Nvidia has backed French voice AI startup Gradium in a $30 million seed extension, pushing the company’s total seed round past the $100 million mark just seven months after its launch.
The extension included the US chip giant as a new investor, though Gradium declined to name other participants or share its latest valuation. It comes on top of a $70 million first tranche the company secured at the end of 2025, led by US venture firm Firstmark and French investor Eurazeo.
Gradium’s investor lineup already reads like a who’s who of tech royalty: French billionaires Xavier Niel and Rodolphe Saadé, former Google CEO Eric Schmidt, and now Nvidia — a signal that the chipmaker sees voice AI as a strategic growth layer rather than just a niche.

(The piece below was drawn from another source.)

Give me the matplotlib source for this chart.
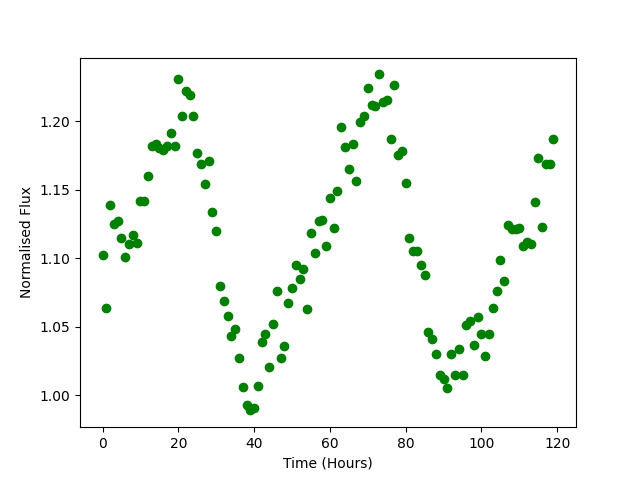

The startup spun out of Kyutai, a Paris-based non-profit AI research lab launched in 2023 with €300 million in backing from Niel, Saadé, and Schmidt. Kyutai focuses on open-source AI research and has centered much of its work on voice AI.
Gradium builds tools for developers to create voice applications — real-time text-to-speech, speech-to-text, voice translation, and models optimized for edge devices like laptops and phones. It also offers an open-source framework for building voice agents. Customers range from healthcare (AI medical secretaries) to gaming (voice-powered video game characters).
The fresh capital will fund a new San Francisco office and accelerate its research and product development. Gradium cofounder Neil Zeghidour says the company is publishing new models “almost every month,” compared to development cycles of six to twelve months for competitors.
The voice AI sector is heating up fast. London-based ElevenLabs is reportedly targeting a $22 billion valuation on the secondaries market, while OpenAI continues building its own voice capabilities. According to Sifted data, European AI-native voice startups raised €536 million in the first half of 2026 — nearly 50% more than the €360 million they raised in the same period in 2025.
Zeghidour notes that while thousands of startups and enterprises use voice models, fewer than a dozen players can train these models at scale — meaning the competitive pressure is intense but concentrated.